MATERIAL:
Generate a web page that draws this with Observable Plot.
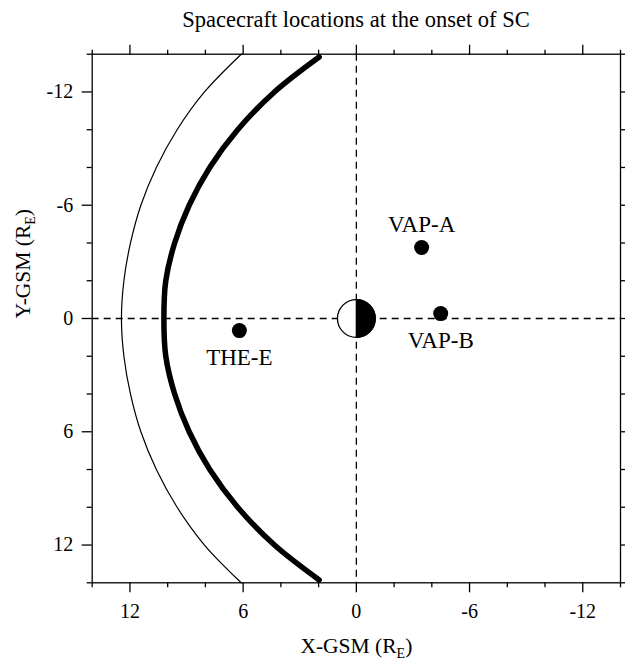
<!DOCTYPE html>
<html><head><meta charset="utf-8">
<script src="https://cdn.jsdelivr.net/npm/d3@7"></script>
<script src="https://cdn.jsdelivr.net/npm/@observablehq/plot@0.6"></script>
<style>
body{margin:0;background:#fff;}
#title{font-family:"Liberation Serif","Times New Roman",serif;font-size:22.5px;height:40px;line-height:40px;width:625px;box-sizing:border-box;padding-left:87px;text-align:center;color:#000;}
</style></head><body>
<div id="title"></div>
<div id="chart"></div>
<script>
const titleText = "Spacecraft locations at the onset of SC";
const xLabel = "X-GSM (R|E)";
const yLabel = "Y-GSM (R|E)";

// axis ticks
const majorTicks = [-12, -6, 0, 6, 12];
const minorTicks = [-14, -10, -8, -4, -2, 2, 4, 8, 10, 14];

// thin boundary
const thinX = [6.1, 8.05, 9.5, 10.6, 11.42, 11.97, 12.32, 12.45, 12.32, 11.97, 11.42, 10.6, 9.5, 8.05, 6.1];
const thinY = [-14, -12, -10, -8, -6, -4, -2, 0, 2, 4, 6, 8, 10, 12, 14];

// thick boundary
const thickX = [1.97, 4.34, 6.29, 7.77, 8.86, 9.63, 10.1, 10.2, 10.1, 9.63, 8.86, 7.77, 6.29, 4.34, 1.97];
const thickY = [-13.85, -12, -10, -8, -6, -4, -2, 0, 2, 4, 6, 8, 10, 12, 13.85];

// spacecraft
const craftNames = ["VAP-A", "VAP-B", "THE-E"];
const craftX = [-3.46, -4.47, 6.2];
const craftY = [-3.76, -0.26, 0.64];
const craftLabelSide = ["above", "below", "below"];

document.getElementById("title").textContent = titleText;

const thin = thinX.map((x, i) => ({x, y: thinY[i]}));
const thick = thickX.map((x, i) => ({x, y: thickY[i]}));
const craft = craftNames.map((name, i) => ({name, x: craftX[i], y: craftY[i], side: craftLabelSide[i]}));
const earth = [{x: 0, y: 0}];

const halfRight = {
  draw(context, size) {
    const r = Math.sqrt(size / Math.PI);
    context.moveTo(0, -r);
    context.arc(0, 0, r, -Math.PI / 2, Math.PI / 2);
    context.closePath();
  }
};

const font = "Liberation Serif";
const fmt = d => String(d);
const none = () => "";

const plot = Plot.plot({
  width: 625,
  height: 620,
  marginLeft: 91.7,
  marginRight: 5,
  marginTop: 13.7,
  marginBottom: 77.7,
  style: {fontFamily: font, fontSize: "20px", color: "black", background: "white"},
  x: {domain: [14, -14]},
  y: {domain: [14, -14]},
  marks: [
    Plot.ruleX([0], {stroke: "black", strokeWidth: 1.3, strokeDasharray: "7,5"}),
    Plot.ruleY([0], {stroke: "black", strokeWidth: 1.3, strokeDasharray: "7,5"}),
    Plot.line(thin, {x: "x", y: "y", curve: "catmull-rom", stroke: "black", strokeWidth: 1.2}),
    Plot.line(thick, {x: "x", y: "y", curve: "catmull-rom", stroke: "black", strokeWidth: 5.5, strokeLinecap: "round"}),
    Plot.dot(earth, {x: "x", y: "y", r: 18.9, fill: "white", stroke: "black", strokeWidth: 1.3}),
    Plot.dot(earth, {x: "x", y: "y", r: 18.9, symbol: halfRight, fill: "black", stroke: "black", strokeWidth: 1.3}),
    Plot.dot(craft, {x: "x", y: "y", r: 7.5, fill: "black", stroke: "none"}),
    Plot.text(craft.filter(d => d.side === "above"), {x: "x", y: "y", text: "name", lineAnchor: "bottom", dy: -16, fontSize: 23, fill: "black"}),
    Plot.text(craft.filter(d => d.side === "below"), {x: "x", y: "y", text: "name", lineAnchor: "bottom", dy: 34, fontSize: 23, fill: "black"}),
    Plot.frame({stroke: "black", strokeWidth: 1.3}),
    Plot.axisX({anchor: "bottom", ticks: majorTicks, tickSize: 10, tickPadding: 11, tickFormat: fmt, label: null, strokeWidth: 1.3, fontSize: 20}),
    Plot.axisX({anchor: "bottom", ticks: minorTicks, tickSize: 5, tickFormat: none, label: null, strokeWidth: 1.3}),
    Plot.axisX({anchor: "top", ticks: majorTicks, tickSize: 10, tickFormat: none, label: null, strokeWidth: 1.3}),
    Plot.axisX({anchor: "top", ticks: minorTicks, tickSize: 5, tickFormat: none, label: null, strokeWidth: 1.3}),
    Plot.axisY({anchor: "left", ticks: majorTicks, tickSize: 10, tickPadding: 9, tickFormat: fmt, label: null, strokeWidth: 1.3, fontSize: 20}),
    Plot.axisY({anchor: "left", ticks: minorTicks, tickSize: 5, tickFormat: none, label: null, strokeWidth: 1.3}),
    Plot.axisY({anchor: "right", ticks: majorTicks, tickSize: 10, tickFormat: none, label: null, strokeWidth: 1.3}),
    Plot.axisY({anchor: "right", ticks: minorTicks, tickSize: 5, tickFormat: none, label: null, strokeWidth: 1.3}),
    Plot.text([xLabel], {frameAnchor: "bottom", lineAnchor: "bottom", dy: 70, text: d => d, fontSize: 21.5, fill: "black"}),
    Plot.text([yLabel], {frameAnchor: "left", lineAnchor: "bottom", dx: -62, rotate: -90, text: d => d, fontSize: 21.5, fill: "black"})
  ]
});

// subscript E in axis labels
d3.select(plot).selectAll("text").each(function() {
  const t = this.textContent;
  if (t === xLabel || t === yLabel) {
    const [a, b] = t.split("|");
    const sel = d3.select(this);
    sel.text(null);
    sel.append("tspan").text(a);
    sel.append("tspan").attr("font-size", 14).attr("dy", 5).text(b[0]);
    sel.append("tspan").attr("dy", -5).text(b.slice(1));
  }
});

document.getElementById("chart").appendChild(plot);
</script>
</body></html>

GIVEN PROBLEM:
Go through the listing above and quote it exactly, apart from its images.

SOLUTION FOR THIS PROBLEM:
Generate a web page that draws this with Observable Plot.
<!DOCTYPE html>
<html><head><meta charset="utf-8">
<script src="https://cdn.jsdelivr.net/npm/d3@7"></script>
<script src="https://cdn.jsdelivr.net/npm/@observablehq/plot@0.6"></script>
<style>
body{margin:0;background:#fff;}
#title{font-family:"Liberation Serif","Times New Roman",serif;font-size:22.5px;height:40px;line-height:40px;width:625px;box-sizing:border-box;padding-left:87px;text-align:center;color:#000;}
</style></head><body>
<div id="title"></div>
<div id="chart"></div>
<script>
const titleText = "Spacecraft locations at the onset of SC";
const xLabel = "X-GSM (R|E)";
const yLabel = "Y-GSM (R|E)";

// axis ticks
const majorTicks = [-12, -6, 0, 6, 12];
const minorTicks = [-14, -10, -8, -4, -2, 2, 4, 8, 10, 14];

// thin boundary
const thinX = [6.1, 8.05, 9.5, 10.6, 11.42, 11.97, 12.32, 12.45, 12.32, 11.97, 11.42, 10.6, 9.5, 8.05, 6.1];
const thinY = [-14, -12, -10, -8, -6, -4, -2, 0, 2, 4, 6, 8, 10, 12, 14];

// thick boundary
const thickX = [1.97, 4.34, 6.29, 7.77, 8.86, 9.63, 10.1, 10.2, 10.1, 9.63, 8.86, 7.77, 6.29, 4.34, 1.97];
const thickY = [-13.85, -12, -10, -8, -6, -4, -2, 0, 2, 4, 6, 8, 10, 12, 13.85];

// spacecraft
const craftNames = ["VAP-A", "VAP-B", "THE-E"];
const craftX = [-3.46, -4.47, 6.2];
const craftY = [-3.76, -0.26, 0.64];
const craftLabelSide = ["above", "below", "below"];

document.getElementById("title").textContent = titleText;

const thin = thinX.map((x, i) => ({x, y: thinY[i]}));
const thick = thickX.map((x, i) => ({x, y: thickY[i]}));
const craft = craftNames.map((name, i) => ({name, x: craftX[i], y: craftY[i], side: craftLabelSide[i]}));
const earth = [{x: 0, y: 0}];

const halfRight = {
  draw(context, size) {
    const r = Math.sqrt(size / Math.PI);
    context.moveTo(0, -r);
    context.arc(0, 0, r, -Math.PI / 2, Math.PI / 2);
    context.closePath();
  }
};

const font = "Liberation Serif";
const fmt = d => String(d);
const none = () => "";

const plot = Plot.plot({
  width: 625,
  height: 620,
  marginLeft: 91.7,
  marginRight: 5,
  marginTop: 13.7,
  marginBottom: 77.7,
  style: {fontFamily: font, fontSize: "20px", color: "black", background: "white"},
  x: {domain: [14, -14]},
  y: {domain: [14, -14]},
  marks: [
    Plot.ruleX([0], {stroke: "black", strokeWidth: 1.3, strokeDasharray: "7,5"}),
    Plot.ruleY([0], {stroke: "black", strokeWidth: 1.3, strokeDasharray: "7,5"}),
    Plot.line(thin, {x: "x", y: "y", curve: "catmull-rom", stroke: "black", strokeWidth: 1.2}),
    Plot.line(thick, {x: "x", y: "y", curve: "catmull-rom", stroke: "black", strokeWidth: 5.5, strokeLinecap: "round"}),
    Plot.dot(earth, {x: "x", y: "y", r: 18.9, fill: "white", stroke: "black", strokeWidth: 1.3}),
    Plot.dot(earth, {x: "x", y: "y", r: 18.9, symbol: halfRight, fill: "black", stroke: "black", strokeWidth: 1.3}),
    Plot.dot(craft, {x: "x", y: "y", r: 7.5, fill: "black", stroke: "none"}),
    Plot.text(craft.filter(d => d.side === "above"), {x: "x", y: "y", text: "name", lineAnchor: "bottom", dy: -16, fontSize: 23, fill: "black"}),
    Plot.text(craft.filter(d => d.side === "below"), {x: "x", y: "y", text: "name", lineAnchor: "bottom", dy: 34, fontSize: 23, fill: "black"}),
    Plot.frame({stroke: "black", strokeWidth: 1.3}),
    Plot.axisX({anchor: "bottom", ticks: majorTicks, tickSize: 10, tickPadding: 11, tickFormat: fmt, label: null, strokeWidth: 1.3, fontSize: 20}),
    Plot.axisX({anchor: "bottom", ticks: minorTicks, tickSize: 5, tickFormat: none, label: null, strokeWidth: 1.3}),
    Plot.axisX({anchor: "top", ticks: majorTicks, tickSize: 10, tickFormat: none, label: null, strokeWidth: 1.3}),
    Plot.axisX({anchor: "top", ticks: minorTicks, tickSize: 5, tickFormat: none, label: null, strokeWidth: 1.3}),
    Plot.axisY({anchor: "left", ticks: majorTicks, tickSize: 10, tickPadding: 9, tickFormat: fmt, label: null, strokeWidth: 1.3, fontSize: 20}),
    Plot.axisY({anchor: "left", ticks: minorTicks, tickSize: 5, tickFormat: none, label: null, strokeWidth: 1.3}),
    Plot.axisY({anchor: "right", ticks: majorTicks, tickSize: 10, tickFormat: none, label: null, strokeWidth: 1.3}),
    Plot.axisY({anchor: "right", ticks: minorTicks, tickSize: 5, tickFormat: none, label: null, strokeWidth: 1.3}),
    Plot.text([xLabel], {frameAnchor: "bottom", lineAnchor: "bottom", dy: 70, text: d => d, fontSize: 21.5, fill: "black"}),
    Plot.text([yLabel], {frameAnchor: "left", lineAnchor: "bottom", dx: -62, rotate: -90, text: d => d, fontSize: 21.5, fill: "black"})
  ]
});

// subscript E in axis labels
d3.select(plot).selectAll("text").each(function() {
  const t = this.textContent;
  if (t === xLabel || t === yLabel) {
    const [a, b] = t.split("|");
    const sel = d3.select(this);
    sel.text(null);
    sel.append("tspan").text(a);
    sel.append("tspan").attr("font-size", 14).attr("dy", 5).text(b[0]);
    sel.append("tspan").attr("dy", -5).text(b.slice(1));
  }
});

document.getElementById("chart").appendChild(plot);
</script>
</body></html>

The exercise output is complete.